Com a saúde mental em pauta, o movimento VAT propõe uma reorganização das jornadas de trabalho, gerando um caminho para um turismo mais sustentável
O movimento VAT, Vida Além do Trabalho, recebeu a atenção dos noticiários nas últimas semanas. Idealizado por Rick Azevedo, ex-balconista de farmácia eleito vereador no Rio de Janeiro nas eleições municipais de 2024, o movimento visa ao fim da escala de trabalho 6×1, alegando que o modelo de jornada é exaustivo e prejudica a qualidade de vida de quem atua em setores que adotam o modelo. No mercado de trabalho relacionado ao turismo, o modelo de escala 6×1 é amplamente adotado. Trabalhar aos domingos e feriados é comum nesse setor, visto que a maior parte do movimento de hotéis, parques temáticos, restaurantes e destinos turísticos em geral se dá justamente nos períodos de recesso.
“O turismo é um fenômeno relativo ao tempo livre e de lazer, os empregos nessa área envolvem o trabalho nos recessos. Além disso, algumas empresas turísticas funcionam 24 horas. Equipes de trabalhadores revezam em turnos, fazendo com que os empregos em turismo funcionem em escalas de trabalho diferenciadas e, comumente, adotem o modelo 6×1”, amplia Renan Augusto Moraes Conceição, doutorando em Turismo pela Escola de Artes, Ciências e Humanidades da USP. “Essa forma de organizar o trabalho, muitas vezes, causa fadiga, esgotamento físico e mental e dificuldade do trabalhador conciliar suas obrigações profissionais com outras atividades”, afirma. Uma pesquisa realizada pela Creditas Benefícios, em parceria com a Opinion Box, revelou que 86% dos trabalhadores brasileiros já enfrentaram algum problema de saúde mental associado ao ambiente de trabalho.

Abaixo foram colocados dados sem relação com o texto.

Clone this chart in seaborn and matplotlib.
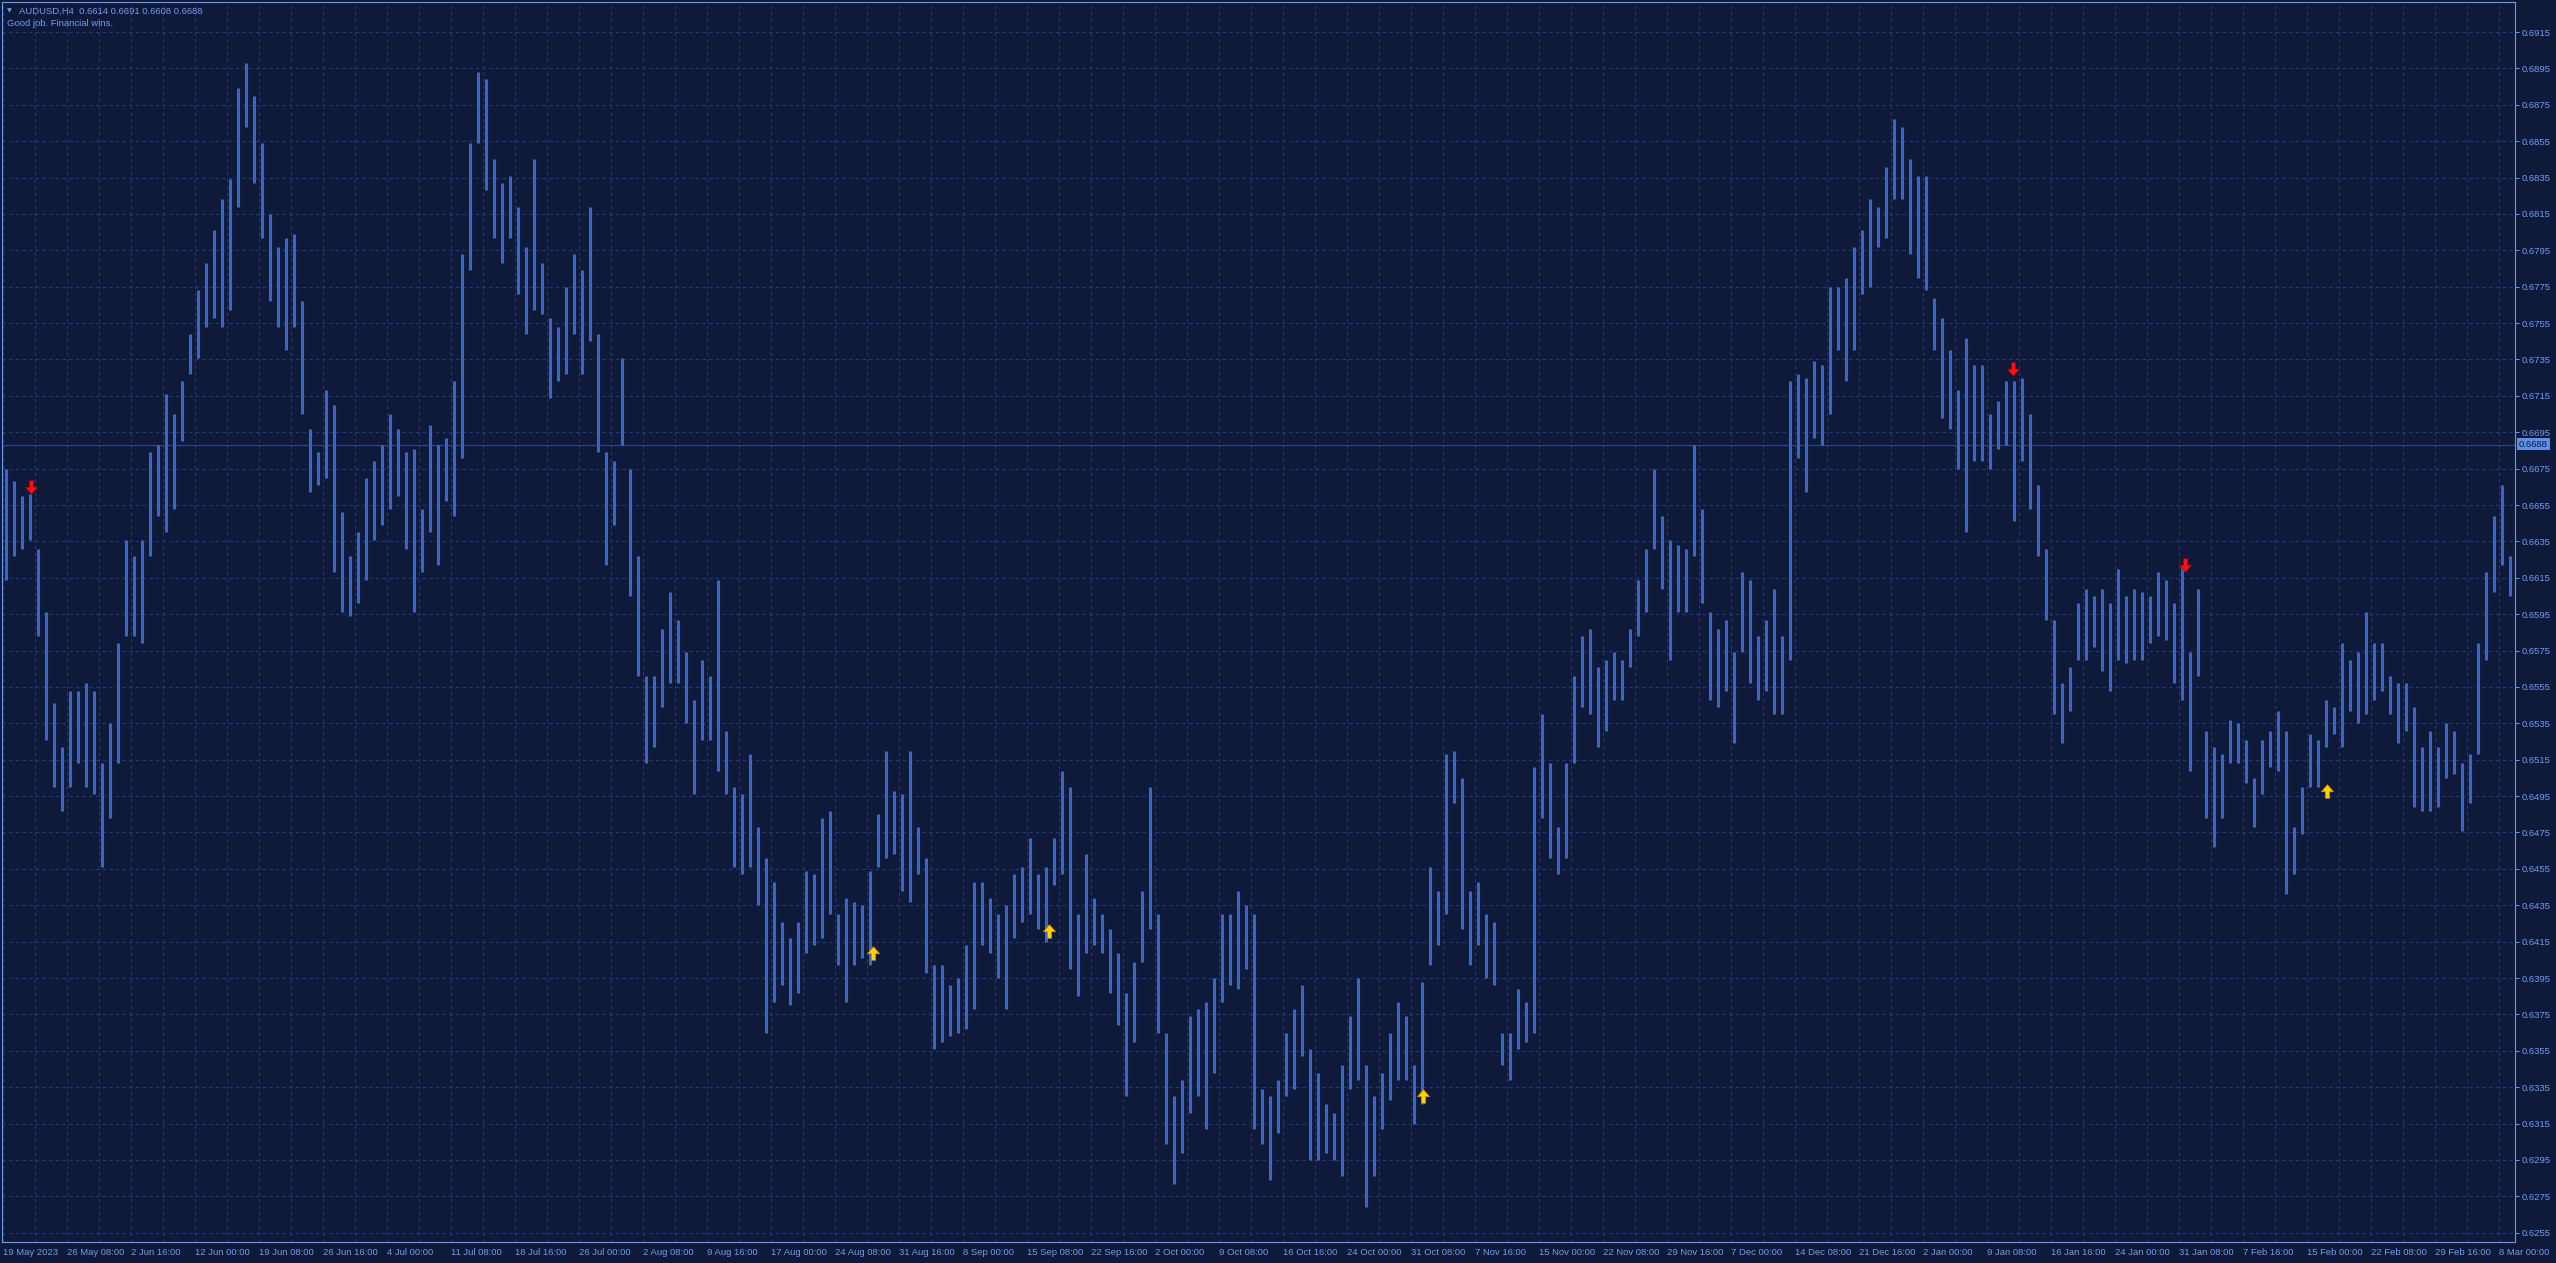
import numpy as np
import matplotlib
matplotlib.use("Agg")
import matplotlib.pyplot as plt
from matplotlib.path import Path
from matplotlib.ticker import FixedLocator, NullFormatter, FormatStrFormatter
import seaborn as sns

# AUDUSD H4, 19 May 2023 .. 8 Mar 2024
# one entry = high / low of a block of 4 consecutive H4 bars
BARS_PER_BLOCK = 4
highs = [
    0.6675, 0.6668, 0.6660, 0.6661, 0.6631, 0.6596, 0.6546, 0.6522, 0.6553, 0.6553,
    0.6557, 0.6553, 0.6513, 0.6535, 0.6579, 0.6636, 0.6627, 0.6636, 0.6684, 0.6688,
    0.6716, 0.6705, 0.6723, 0.6749, 0.6773, 0.6788, 0.6806, 0.6823, 0.6834, 0.6884,
    0.6898, 0.6880, 0.6854, 0.6815, 0.6797, 0.6802, 0.6804, 0.6767, 0.6697, 0.6684,
    0.6718, 0.6710, 0.6651, 0.6627, 0.6640, 0.6670, 0.6679, 0.6688, 0.6705, 0.6697,
    0.6684, 0.6686, 0.6653, 0.6699, 0.6688, 0.6692, 0.6723, 0.6793, 0.6854, 0.6893,
    0.6889, 0.6845, 0.6832, 0.6836, 0.6819, 0.6797, 0.6845, 0.6788, 0.6758, 0.6753,
    0.6775, 0.6793, 0.6784, 0.6819, 0.6749, 0.6684, 0.6679, 0.6736, 0.6675, 0.6627,
    0.6561, 0.6561, 0.6587, 0.6607, 0.6592, 0.6574, 0.6548, 0.6570, 0.6561, 0.6614,
    0.6531, 0.6500, 0.6496, 0.6518, 0.6478, 0.6461, 0.6448, 0.6426, 0.6417, 0.6426,
    0.6454, 0.6452, 0.6483, 0.6487, 0.6430, 0.6439, 0.6437, 0.6435, 0.6454, 0.6485,
    0.6520, 0.6498, 0.6496, 0.6520, 0.6478, 0.6461, 0.6402, 0.6402, 0.6391, 0.6395,
    0.6413, 0.6448, 0.6448, 0.6439, 0.6430, 0.6435, 0.6452, 0.6456, 0.6472, 0.6452,
    0.6456, 0.6472, 0.6509, 0.6500, 0.6430, 0.6463, 0.6439, 0.6430, 0.6422, 0.6409,
    0.6387, 0.6404, 0.6443, 0.6500, 0.6430, 0.6365, 0.6330, 0.6339, 0.6374, 0.6378,
    0.6382, 0.6395, 0.6430, 0.6430, 0.6443, 0.6435, 0.6430, 0.6334, 0.6330, 0.6339,
    0.6365, 0.6378, 0.6391, 0.6356, 0.6343, 0.6326, 0.6321, 0.6347, 0.6374, 0.6395,
    0.6347, 0.6330, 0.6343, 0.6365, 0.6382, 0.6374, 0.6347, 0.6393, 0.6456, 0.6443,
    0.6518, 0.6520, 0.6505, 0.6443, 0.6448, 0.6430, 0.6426, 0.6365, 0.6365, 0.6389,
    0.6382, 0.6511, 0.6540, 0.6513, 0.6478, 0.6513, 0.6561, 0.6583, 0.6587, 0.6566,
    0.6570, 0.6574, 0.6570, 0.6587, 0.6614, 0.6631, 0.6675, 0.6649, 0.6636, 0.6633,
    0.6631, 0.6688, 0.6653, 0.6596, 0.6587, 0.6592, 0.6574, 0.6618, 0.6614, 0.6583,
    0.6592, 0.6609, 0.6583, 0.6723, 0.6727, 0.6725, 0.6734, 0.6732, 0.6775, 0.6775,
    0.6780, 0.6797, 0.6806, 0.6823, 0.6819, 0.6841, 0.6867, 0.6863, 0.6845, 0.6836,
    0.6836, 0.6769, 0.6758, 0.6740, 0.6718, 0.6747, 0.6732, 0.6732, 0.6705, 0.6712,
    0.6723, 0.6723, 0.6725, 0.6705, 0.6666, 0.6631, 0.6592, 0.6557, 0.6566, 0.6601,
    0.6609, 0.6605, 0.6609, 0.6601, 0.6620, 0.6605, 0.6609, 0.6607, 0.6605, 0.6618,
    0.6614, 0.6601, 0.6622, 0.6574, 0.6609, 0.6531, 0.6522, 0.6518, 0.6537, 0.6535,
    0.6526, 0.6505, 0.6526, 0.6531, 0.6542, 0.6531, 0.6478, 0.6500, 0.6529, 0.6526,
    0.6548, 0.6544, 0.6579, 0.6570, 0.6574, 0.6596, 0.6579, 0.6579, 0.6561, 0.6557,
    0.6557, 0.6544, 0.6522, 0.6531, 0.6522, 0.6535, 0.6531, 0.6513, 0.6518, 0.6579,
    0.6618, 0.6649, 0.6666, 0.6627,
]
lows = [
    0.6614, 0.6627, 0.6631, 0.6636, 0.6583, 0.6526, 0.6500, 0.6487, 0.6500, 0.6513,
    0.6500, 0.6496, 0.6456, 0.6483, 0.6513, 0.6583, 0.6583, 0.6579, 0.6627, 0.6649,
    0.6640, 0.6653, 0.6690, 0.6727, 0.6736, 0.6753, 0.6758, 0.6753, 0.6762, 0.6819,
    0.6863, 0.6832, 0.6802, 0.6767, 0.6753, 0.6740, 0.6753, 0.6705, 0.6662, 0.6666,
    0.6670, 0.6618, 0.6596, 0.6594, 0.6601, 0.6614, 0.6636, 0.6644, 0.6653, 0.6660,
    0.6631, 0.6596, 0.6618, 0.6640, 0.6622, 0.6657, 0.6649, 0.6681, 0.6784, 0.6854,
    0.6828, 0.6802, 0.6788, 0.6802, 0.6771, 0.6749, 0.6762, 0.6760, 0.6714, 0.6723,
    0.6727, 0.6749, 0.6727, 0.6745, 0.6684, 0.6622, 0.6644, 0.6688, 0.6605, 0.6561,
    0.6513, 0.6522, 0.6544, 0.6557, 0.6557, 0.6535, 0.6496, 0.6526, 0.6526, 0.6509,
    0.6496, 0.6456, 0.6452, 0.6456, 0.6435, 0.6365, 0.6382, 0.6391, 0.6380, 0.6387,
    0.6409, 0.6413, 0.6417, 0.6430, 0.6402, 0.6382, 0.6402, 0.6406, 0.6402, 0.6456,
    0.6461, 0.6463, 0.6443, 0.6437, 0.6452, 0.6398, 0.6356, 0.6360, 0.6363, 0.6365,
    0.6367, 0.6378, 0.6413, 0.6409, 0.6395, 0.6378, 0.6417, 0.6426, 0.6430, 0.6422,
    0.6415, 0.6446, 0.6452, 0.6400, 0.6385, 0.6409, 0.6413, 0.6409, 0.6387, 0.6369,
    0.6330, 0.6360, 0.6404, 0.6422, 0.6365, 0.6304, 0.6282, 0.6299, 0.6321, 0.6330,
    0.6312, 0.6343, 0.6382, 0.6391, 0.6389, 0.6400, 0.6312, 0.6304, 0.6284, 0.6310,
    0.6330, 0.6334, 0.6352, 0.6295, 0.6295, 0.6299, 0.6295, 0.6286, 0.6334, 0.6339,
    0.6269, 0.6286, 0.6312, 0.6328, 0.6339, 0.6339, 0.6315, 0.6326, 0.6402, 0.6413,
    0.6430, 0.6491, 0.6422, 0.6402, 0.6413, 0.6395, 0.6391, 0.6347, 0.6339, 0.6356,
    0.6360, 0.6365, 0.6483, 0.6461, 0.6452, 0.6461, 0.6513, 0.6544, 0.6540, 0.6522,
    0.6531, 0.6548, 0.6548, 0.6566, 0.6583, 0.6596, 0.6631, 0.6609, 0.6570, 0.6596,
    0.6596, 0.6627, 0.6601, 0.6548, 0.6544, 0.6553, 0.6524, 0.6574, 0.6557, 0.6548,
    0.6553, 0.6540, 0.6540, 0.6570, 0.6681, 0.6662, 0.6692, 0.6688, 0.6705, 0.6740,
    0.6723, 0.6740, 0.6771, 0.6775, 0.6797, 0.6802, 0.6823, 0.6823, 0.6793, 0.6780,
    0.6773, 0.6740, 0.6703, 0.6697, 0.6675, 0.6640, 0.6679, 0.6679, 0.6675, 0.6686,
    0.6688, 0.6646, 0.6679, 0.6653, 0.6627, 0.6592, 0.6540, 0.6524, 0.6542, 0.6570,
    0.6570, 0.6577, 0.6564, 0.6553, 0.6570, 0.6568, 0.6570, 0.6570, 0.6579, 0.6583,
    0.6581, 0.6557, 0.6548, 0.6509, 0.6561, 0.6483, 0.6467, 0.6483, 0.6513, 0.6513,
    0.6502, 0.6478, 0.6496, 0.6511, 0.6509, 0.6441, 0.6452, 0.6474, 0.6500, 0.6500,
    0.6522, 0.6529, 0.6522, 0.6542, 0.6535, 0.6540, 0.6548, 0.6553, 0.6540, 0.6524,
    0.6531, 0.6489, 0.6487, 0.6487, 0.6489, 0.6505, 0.6507, 0.6476, 0.6491, 0.6518,
    0.6570, 0.6607, 0.6622, 0.6605,
]

# time axis labels, one every 32 H4 bars
LABEL_STEP = 32
date_labels = [
    "19 May 2023", "26 May 08:00", "2 Jun 16:00", "12 Jun 00:00", "19 Jun 08:00",
    "26 Jun 16:00", "4 Jul 00:00", "11 Jul 08:00", "18 Jul 16:00", "26 Jul 00:00",
    "2 Aug 08:00", "9 Aug 16:00", "17 Aug 00:00", "24 Aug 08:00", "31 Aug 16:00",
    "8 Sep 00:00", "15 Sep 08:00", "22 Sep 16:00", "2 Oct 00:00", "9 Oct 08:00",
    "16 Oct 16:00", "24 Oct 00:00", "31 Oct 08:00", "7 Nov 16:00", "15 Nov 00:00",
    "22 Nov 08:00", "29 Nov 16:00", "7 Dec 00:00", "14 Dec 08:00", "21 Dec 16:00",
    "2 Jan 00:00", "9 Jan 08:00", "16 Jan 16:00", "24 Jan 00:00", "31 Jan 08:00",
    "7 Feb 16:00", "15 Feb 00:00", "22 Feb 08:00", "29 Feb 16:00", "8 Mar 00:00",
]

# indicator signals (bar index, price)
sell_bars = [14, 1005, 1091]
sell_prices = [0.6665, 0.6730, 0.6622]
buy_bars = [435, 523, 710, 1162]
buy_prices = [0.6409, 0.6421, 0.6330, 0.6498]

last_price = 0.6688
header = "AUDUSD,H4  0.6614 0.6691 0.6608 0.6688"
comment = "Good job. Financial wins."
price_ticks = [round(0.6255 + 0.002 * k, 4) for k in range(34)]

# colours
BG = "#0f1a3b"
BAR = "#3c65c6"
GRID = "#1f3a7e"
FRAME = "#6a9af0"
TEXT = "#6f9cf0"
PRICE_LINE = "#27478f"

W, H = 2556, 1263

sns.set_theme(style="dark")
plt.rcParams["font.family"] = ["Liberation Sans", "DejaVu Sans"]

fig = plt.figure(figsize=(W / 100, H / 100), dpi=100)
fig.patch.set_facecolor(BG)
ax = fig.add_axes([2 / W, 1 - 1242 / H, (2515 - 2) / W, (1242 - 2) / H])
ax.set_facecolor(BG)

# price bars
x = np.arange(len(highs)) * BARS_PER_BLOCK + (BARS_PER_BLOCK - 1) / 2
ax.vlines(x, lows, highs, colors=BAR, linewidth=2.2, zorder=3)

ax.axhline(last_price, color=PRICE_LINE, linewidth=0.9, zorder=2)


def arrow_marker(direction):
    verts = [(-0.16, 0.5), (0.16, 0.5), (0.16, 0.02), (0.46, 0.02),
             (0.0, -0.5), (-0.46, 0.02), (-0.16, 0.02), (-0.16, 0.5)]
    if direction == "up":
        verts = [(vx, -vy) for vx, vy in verts]
    return Path(verts, closed=True)


sns.scatterplot(x=sell_bars, y=sell_prices, marker=arrow_marker("down"), s=95,
                color="#ff1010", edgecolor="#a00000", linewidth=0.5,
                ax=ax, zorder=5, legend=False)
sns.scatterplot(x=buy_bars, y=buy_prices, marker=arrow_marker("up"), s=95,
                color="#ffd200", edgecolor="#d08000", linewidth=0.5,
                ax=ax, zorder=5, legend=False)

# axes / grid
ax.set_xlim(-0.5, 1256)
ax.set_ylim(0.62499, 0.69315)
ax.set_xlabel("")
ax.set_ylabel("")

major_x = [LABEL_STEP * i for i in range(len(date_labels))]
minor_x = [m + LABEL_STEP // 2 for m in major_x]
ax.xaxis.set_major_locator(FixedLocator(major_x))
ax.xaxis.set_minor_locator(FixedLocator(minor_x))
ax.set_xticklabels(date_labels)
ax.xaxis.set_minor_formatter(NullFormatter())

ax.yaxis.tick_right()
ax.yaxis.set_major_locator(FixedLocator(price_ticks))
ax.yaxis.set_major_formatter(FormatStrFormatter("%.4f"))

ax.grid(True, which="both", axis="x", color=GRID, linestyle=(0, (3, 3)), linewidth=0.8)
ax.grid(True, which="major", axis="y", color=GRID, linestyle=(0, (3, 3)), linewidth=0.8)
ax.set_axisbelow(True)

ax.tick_params(axis="x", which="major", direction="out", length=3, width=0.7,
               color=FRAME, labelcolor=TEXT, labelsize=6.8, pad=1.5)
ax.tick_params(axis="x", which="minor", length=0)
ax.tick_params(axis="y", which="major", direction="out", length=3, width=0.7,
               color=FRAME, labelcolor=TEXT, labelsize=6.8, pad=1.5,
               left=False, right=True)
for lab in ax.get_xticklabels():
    lab.set_horizontalalignment("left")

for side in ["left", "right", "top", "bottom"]:
    ax.spines[side].set_visible(True)
    ax.spines[side].set_color(FRAME)
    ax.spines[side].set_linewidth(0.8)

# header and comment
fig.text(7 / W, 1 - 11 / H, "\u25bc", fontsize=4.5, color=TEXT, va="center",
         family=["DejaVu Sans"])
fig.text(19 / W, 1 - 11 / H, header, fontsize=6.8, color=TEXT, va="center")
fig.text(7 / W, 1 - 24 / H, comment, fontsize=6.8, color=TEXT, va="center")

# current price tag
fig.text(2519 / W, 1 - 444 / H, f"{last_price:.4f}", fontsize=6.8, color=BG,
         va="center", ha="left",
         bbox=dict(boxstyle="square,pad=0.2", facecolor="#5f8fe8", edgecolor="none"))

plt.savefig("out.png", dpi=100, facecolor=BG)
plt.close()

“Não raramente, a pessoa que segue a escala 6×1 acaba trabalhando por mais do que seis dias seguidos. A sobrecarga da rotina afeta diretamente a qualidade do serviço prestado pelos trabalhadores, o que acaba gerando insatisfação dos empregadores e adoecimento mental dos funcionários”, complementa o especialista.
Mais tempo livre
O movimento VAT surgiu da demanda dos trabalhadores em escala 6×1, reivindicando melhores condições de trabalho e mais tempo livre. “O movimento ganhou apoio de muitos na mesma situação em escala 6×1, motivando a apresentação de um projeto de emenda à Constituição alterando o regime de trabalho no Brasil, com diminuição da carga horária semanal e buscando a adoção de outras formas de organização da força de trabalho”, afirma Conceição.
Ao redor do mundo, a discussão da redução da jornada de trabalho também ganhou força nos últimos tempos. Portugal iniciou em junho passado um projeto para testar a semana de trabalho de quatro dias. Cerca de 40 empresas participam do experimento. No Reino Unido, empresas britânicas também testam a semana profissional de quatro dias. Em alguns casos, as companhias reduziram a jornada semanal de 40 para 32 horas, solicitando a distribuição das horas ao longo de cinco dias da semana. “As iniciativas por diminuição da carga horária dos trabalhadores não se resumem ao movimento de enfrentamento à escala 6×1. Projetos piloto conduzidos em vários países estão testando uma jornada de trabalho de 4×3. Essas iniciativas vêm medindo o rendimento dos trabalhadores em critérios como produtividade, cumprimento de prazos, taxa de adoecimento físico e mental e índice de rotatividade laboral.”
Também já existem testes sendo desenvolvidos no Brasil: 21 empresas estão operando em escala 4×3 e reunindo dados para a avaliação do rendimento dos funcionários nesse modelo de jornada. A iniciativa é fruto de uma parceria entre a ONG 4 Day Week e a brasileira Reconnect Happiness at Work. “Os resultados têm sido positivos: em média, a produtividade aumentou em 15%, com uma redução de 69% dos casos de burnout dos trabalhadores. No Brasil, esse projeto obteve resultados similares, com melhorias de 61% na execução de projetos, 44% no cumprimento de prazos, 65% na redução de estresse e exaustão entre os participantes”, detalha Conceição.
“Para os trabalhadores do turismo, uma mudança no regime de trabalho poderia afetar positivamente a qualidade do atendimento prestado, principalmente em um setor tão ligado à hospitalidade. O bem receber é central para os serviços turísticos, que ofertam um produto baseado em aspectos subjetivos. Um trabalhador descansado tende a dar vazão às suas habilidades hospitaleiras, excedendo as expectativas de clientes e turistas. Com isso, as empresas turísticas poderiam começar a adotar novos regimes de trabalho, saindo na vanguarda das mudanças sociais que nosso país precisa e aguarda”, finaliza.